Any plans to do another documentary?
FREEMAN: I’m not excited to jump back into a documentary anytime soon. That was a three-year process. I just hope people enjoy this film. It was not the easiest thing in the world to shoot this, for sure, and it can take years of your life, especially when you want to shoot it in the sense that it’s going to be entertaining and it’s more of a follow along. What happens is most people go out and shoot a documentary in three weeks to a couple months, and then they just put a bunch of talking heads in the way, and then you pass time that way. But we didn’t. We had the cameras following us everywhere, and we didn’t know what we were going to get until we got there. That’s a tough, tough way to do it. That’s where we’re at.
What about LeRoy? Does he have any special plans now that the film is finished?
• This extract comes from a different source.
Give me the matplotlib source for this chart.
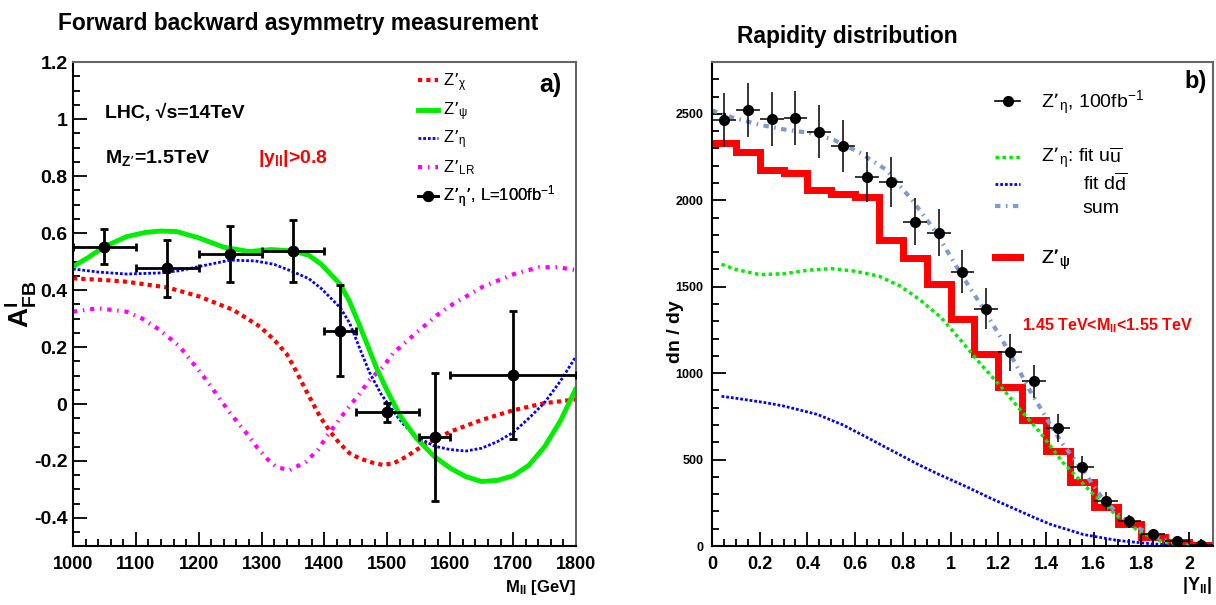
import numpy as np
import matplotlib.pyplot as plt
from matplotlib.lines import Line2D
from matplotlib.ticker import MultipleLocator

plt.rcParams['font.family'] = ['Liberation Sans', 'DejaVu Sans']
plt.rcParams['mathtext.default'] = 'regular'

# ---------------- panel a) forward backward asymmetry ----------------
mass_pts = [1050, 1150, 1250, 1350, 1425, 1500, 1575, 1700]
mass_err = [50, 50, 50, 50, 25, 50, 25, 100]
afb_pts = [0.552, 0.476, 0.526, 0.537, 0.257, -0.029, -0.115, 0.102]
afb_err = [0.062, 0.10, 0.097, 0.11, 0.16, 0.033, 0.225, 0.225]

chi_m = [1000, 1050, 1085, 1150, 1200, 1255, 1297, 1320, 1340, 1355, 1370, 1393,
         1410, 1424, 1440, 1456, 1475, 1493, 1510, 1530, 1557, 1580, 1600, 1650,
         1700, 1750, 1800]
chi_afb = [0.441, 0.435, 0.429, 0.409, 0.378, 0.330, 0.272, 0.225, 0.175, 0.115,
           0.050, -0.045, -0.100, -0.138, -0.173, -0.191, -0.205, -0.214, -0.208,
           -0.185, -0.145, -0.120, -0.097, -0.056, -0.022, 0.003, 0.016]

psi_m = [1000, 1025, 1050, 1085, 1115, 1140, 1165, 1200, 1240, 1280, 1315, 1350,
         1375, 1395, 1425, 1440, 1456, 1483, 1500, 1520, 1546, 1575, 1600, 1625,
         1650, 1675, 1700, 1725, 1750, 1775, 1800]
psi_afb = [0.482, 0.515, 0.552, 0.587, 0.602, 0.607, 0.605, 0.583, 0.550, 0.535,
           0.542, 0.537, 0.522, 0.490, 0.420, 0.359, 0.275, 0.125, 0.045, -0.040,
           -0.120, -0.185, -0.225, -0.255, -0.272, -0.268, -0.252, -0.215, -0.150,
           -0.060, 0.055]

eta_m = [1000, 1040, 1085, 1140, 1170, 1200, 1250, 1290, 1320, 1350, 1375, 1395,
         1425, 1440, 1456, 1472, 1490, 1505, 1525, 1546, 1575, 1600, 1625, 1650,
         1675, 1700, 1725, 1750, 1775, 1800]
eta_afb = [0.474, 0.463, 0.456, 0.460, 0.468, 0.482, 0.505, 0.502, 0.490, 0.464,
           0.440, 0.405, 0.338, 0.284, 0.195, 0.109, 0.035, -0.012, -0.070, -0.115,
           -0.148, -0.160, -0.165, -0.155, -0.132, -0.100, -0.050, 0.005, 0.080,
           0.167]

lr_m = [1000, 1040, 1085, 1110, 1138, 1170, 1210, 1250, 1275, 1292, 1310, 1324,
        1345, 1371, 1390, 1403, 1420, 1435, 1456, 1472, 1493, 1509, 1546, 1578,
        1600, 1652, 1705, 1742, 1770, 1800]
lr_afb = [0.324, 0.336, 0.324, 0.300, 0.260, 0.201, 0.090, -0.032, -0.100, -0.150,
          -0.195, -0.222, -0.232, -0.202, -0.160, -0.115, -0.065, -0.021, 0.037,
          0.085, 0.130, 0.178, 0.250, 0.310, 0.345, 0.412, 0.459, 0.480, 0.480,
          0.470]

afb_ticks = [-0.4, -0.2, 0, 0.2, 0.4, 0.6, 0.8, 1.0, 1.2]
afb_labels = ['-0.4', '-0.2', '0', '0.2', '0.4', '0.6', '0.8', '1', '1.2']
mass_ticks = [1000, 1100, 1200, 1300, 1400, 1500, 1600, 1700, 1800]

# ---------------- panel b) rapidity distribution ----------------
y_centres = [0.05, 0.15, 0.25, 0.35, 0.45, 0.55, 0.65, 0.75, 0.85, 0.95, 1.05,
             1.15, 1.25, 1.35, 1.45, 1.55, 1.65, 1.75, 1.85, 1.95, 2.05]
dndy_pts = [2465, 2523, 2471, 2477, 2396, 2315, 2136, 2107, 1876, 1813, 1588,
            1374, 1120, 953, 681, 456, 260, 144, 70, 30, 6]
dndy_err = [156, 158, 157, 157, 154, 152, 146, 145, 136, 134, 126, 117, 105, 97,
            82, 67, 51, 38, 26, 17, 8]

bin_edges = [0.0, 0.1, 0.2, 0.3, 0.4, 0.5, 0.6, 0.7, 0.8, 0.9, 1.0, 1.1, 1.2,
             1.3, 1.4, 1.5, 1.6, 1.7, 1.8, 1.9, 2.0, 2.1]
psi_hist = [2333, 2281, 2177, 2159, 2061, 2038, 2021, 1773, 1669, 1513, 1311,
            1109, 918, 727, 549, 370, 225, 127, 52, 23, 6]

uu_y = [0.04, 0.1, 0.2, 0.3, 0.4, 0.5, 0.6, 0.7, 0.79, 0.87, 0.96, 1.04, 1.12,
        1.21, 1.29, 1.375, 1.47, 1.585, 1.70, 1.795, 1.89, 2.0]
uu_fit = [1630, 1600, 1570, 1575, 1595, 1605, 1590, 1561, 1503, 1426, 1322, 1195,
          1062, 924, 791, 658, 485, 318, 173, 81, 23, 3]

dd_y = [0.04, 0.1, 0.23, 0.3, 0.44, 0.55, 0.65, 0.75, 0.86, 0.95, 1.07, 1.17,
        1.28, 1.35, 1.42, 1.556, 1.70, 1.84, 1.95]
dd_fit = [866, 855, 828, 810, 762, 700, 628, 555, 475, 415, 341, 275, 208, 165,
          125, 67, 32, 13, 3]

sum_y = [0.0, 0.09, 0.2, 0.31, 0.41, 0.51, 0.62, 0.73, 0.84, 0.94, 1.04, 1.14,
         1.24, 1.33, 1.43, 1.47, 1.56, 1.63, 1.71, 1.795, 1.88, 1.97]
sum_fit = [2520, 2477, 2437, 2408, 2390, 2350, 2275, 2177, 2000, 1813, 1582, 1368,
           1137, 906, 675, 590, 427, 289, 173, 98, 40, 12]

rap_ticks = [0, 0.2, 0.4, 0.6, 0.8, 1.0, 1.2, 1.4, 1.6, 1.8, 2.0]
rap_labels = ['0', '0.2', '0.4', '0.6', '0.8', '1', '1.2', '1.4', '1.6', '1.8', '2']
dndy_ticks = [0, 500, 1000, 1500, 2000, 2500]

red, green, blue, magenta = '#ff0000', '#00ee00', '#0000ff', '#ff00ff'
sumcol = '#7f9ad0'


def style(ax):
    for s in ['left', 'bottom']:
        ax.spines[s].set_color('black')
        ax.spines[s].set_linewidth(1.5)
    for s in ['top', 'right']:
        ax.spines[s].set_color('#666666')
        ax.spines[s].set_linewidth(1.5)
    ax.tick_params(which='both', direction='in', top=False, right=False, width=1.3)
    ax.tick_params(which='major', length=10)
    ax.tick_params(which='minor', length=5)


def key(ax, handle, label, x, y, fs, hl, pad):
    leg = ax.legend([handle], [label], loc='center left', bbox_to_anchor=(x, y),
                    frameon=False, fontsize=fs, handlelength=hl, handletextpad=pad,
                    borderpad=0, borderaxespad=0)
    ax.add_artist(leg)


fig = plt.figure(figsize=(12.16, 6.05), dpi=100)

# ---- left panel
ax1 = fig.add_axes([0.060, 0.0967, 0.4137, 0.8008])
ls_chi = (0, (1, 1))
ls_eta = (0, (1, 0.7))
ls_lr = (0, (1.0, 1.4, 0.35, 1.4))
ax1.plot(chi_m, chi_afb, color=red, lw=3, ls=ls_chi)
ax1.plot(lr_m, lr_afb, color=magenta, lw=3, ls=ls_lr)
ax1.plot(eta_m, eta_afb, color=blue, lw=2, ls=ls_eta)
ax1.plot(psi_m, psi_afb, color=green, lw=3.5, solid_capstyle='round')
ax1.errorbar(mass_pts, afb_pts, xerr=mass_err, yerr=afb_err, fmt='o', color='black',
             ms=7.5, elinewidth=2, capsize=3, capthick=2, zorder=5)
ax1.set_xlim(1000, 1800)
ax1.set_ylim(-0.5, 1.2)
style(ax1)
ax1.set_xticks(mass_ticks, labels=[str(m) for m in mass_ticks], fontsize=13,
               fontweight='bold')
ax1.set_yticks(afb_ticks, labels=afb_labels, fontsize=14, fontweight='bold')
ax1.xaxis.set_minor_locator(MultipleLocator(20))
ax1.yaxis.set_minor_locator(MultipleLocator(0.05))
ax1.tick_params(axis='x', pad=7)
ax1.tick_params(axis='y', pad=4)

key(ax1, Line2D([], [], color=red, lw=3, ls=ls_chi), 'Z’$_{\\chi}$', 0.686, 0.958, 12, 1.2, 0.3)
key(ax1, Line2D([], [], color=green, lw=3.5), 'Z’$_{\\psi}$', 0.686, 0.897, 12, 1.2, 0.3)
key(ax1, Line2D([], [], color=blue, lw=2, ls=ls_eta), 'Z’$_{\\eta}$', 0.686, 0.839, 12, 1.2, 0.3)
key(ax1, Line2D([], [], color=magenta, lw=3, ls=ls_lr), 'Z’$_{LR}$', 0.686, 0.781, 12, 1.2, 0.3)
key(ax1, Line2D([], [], color='black', lw=2, marker='o', ms=7),
    'Z’$_{\\eta}$’, L=100fb$^{-1}$', 0.686, 0.721, 12, 1.2, 0.3)

ax1.text(0.064, 0.884, 'LHC, √s=14TeV', transform=ax1.transAxes, fontsize=14,
         fontweight='bold', va='baseline')
ax1.text(0.064, 0.792, 'M$_{Z’}$=1.5TeV', transform=ax1.transAxes, fontsize=14,
         fontweight='bold', va='baseline')
ax1.text(0.368, 0.792, '|y$_{ll}$|>0.8', transform=ax1.transAxes, fontsize=14,
         fontweight='bold', color=red, va='baseline')
ax1.text(0.972, 0.938, 'a)', transform=ax1.transAxes, fontsize=18,
         fontweight='bold', ha='right', va='baseline')

fig.text(58 / 1216, 1 - 30 / 605, 'Forward backward asymmetry measurement',
         fontsize=16.4, fontweight='bold', va='baseline')
fig.text(576 / 1216, 1 - 592 / 605, 'M$_{ll}$ [GeV]', fontsize=12,
         fontweight='bold', ha='right', va='baseline')
fig.text(20 / 1216, 1 - 304 / 605, 'A$^{l}_{FB}$', fontsize=20, fontweight='bold',
         rotation=90, ha='center', va='center')

# ---- right panel
ax2 = fig.add_axes([0.5855, 0.0975, 0.412, 0.80])
ls_uu = (0, (1, 1))
ls_dd = (0, (1, 0.7))
ls_sum = (0, (1.3, 1.3, 0.4, 1.3))
ax2.plot(dd_y, dd_fit, color=blue, lw=2, ls=ls_dd)
ax2.plot(uu_y, uu_fit, color=green, lw=2.5, ls=ls_uu)
ax2.stairs(psi_hist, bin_edges, baseline=None, color=red, lw=5)
ax2.plot(sum_y, sum_fit, color=sumcol, lw=3, ls=ls_sum)
ax2.errorbar(y_centres, dndy_pts, xerr=0.05, yerr=dndy_err, fmt='o', color='black',
             ms=7, elinewidth=1.1, capsize=0, zorder=5)
ax2.set_xlim(0, 2.1)
ax2.set_ylim(0, 2800)
style(ax2)
ax2.set_xticks(rap_ticks, labels=rap_labels, fontsize=13, fontweight='bold')
ax2.set_yticks(dndy_ticks, labels=[str(t) for t in dndy_ticks], fontsize=9,
               fontweight='bold')
ax2.xaxis.set_minor_locator(MultipleLocator(0.05))
ax2.yaxis.set_minor_locator(MultipleLocator(100))
ax2.tick_params(axis='x', pad=7)
ax2.tick_params(axis='y', pad=6)

key(ax2, Line2D([], [], color='black', lw=1.2, marker='o', ms=7),
    'Z’$_{\\eta}$, 100fb$^{-1}$', 0.565, 0.915, 14, 1.3, 1.05)
key(ax2, Line2D([], [], color=green, lw=2.5, ls=ls_uu),
    'Z’$_{\\eta}$: fit u$\\overline{u}$', 0.565, 0.800, 14, 1.3, 1.05)
key(ax2, Line2D([], [], color=blue, lw=2, ls=ls_dd),
    'fit d$\\overline{d}$', 0.565, 0.750, 14, 1.3, 3.2)
key(ax2, Line2D([], [], color=sumcol, lw=3, ls=ls_sum), 'sum', 0.565, 0.698, 14, 1.3, 3.2)
key(ax2, Line2D([], [], color=red, lw=5), 'Z’$_{\\psi}$', 0.565, 0.591, 14, 1.3, 1.05)

ax2.text(0.988, 0.946, 'b)', transform=ax2.transAxes, fontsize=17,
         fontweight='bold', ha='right', va='baseline')
ax2.text(0.619, 0.446, '1.45 TeV<M$_{ll}$<1.55 TeV', transform=ax2.transAxes,
         fontsize=11.5, fontweight='bold', color=red, va='baseline')

fig.text(737 / 1216, 1 - 43 / 605, 'Rapidity distribution', fontsize=16.4,
         fontweight='bold', va='baseline')
fig.text(1212 / 1216, 1 - 590 / 605, '|Y$_{ll}$|', fontsize=13,
         fontweight='bold', ha='right', va='baseline')
fig.text(676 / 1216, 1 - 332 / 605, 'dn / dy', fontsize=14, fontweight='bold',
         rotation=90, ha='center', va='center')

fig.savefig('out.png', dpi=100)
FREEMAN: After we finished the movie, he got a headshot made, and now he’s been in the background of a couple Disney movies and things like that. We’re hoping to get him help on getting an agent when this comes out. It would be really funny. It’s just amazing how it’s changed his life. You can just tell when you’re around him. From the first month to the third year of filming, this movie was awesome. Now the movie took way longer than any of us expected because we had no ending, but it is a happy ending, a truly happy ending. Even for what it did just while filming, that’s enough success for him, and for what it did for him just as a person, and for me, and for all of us getting to know him. We all got educated on it. It was awesome. It gave everybody a little bit of hope. It was really very cool.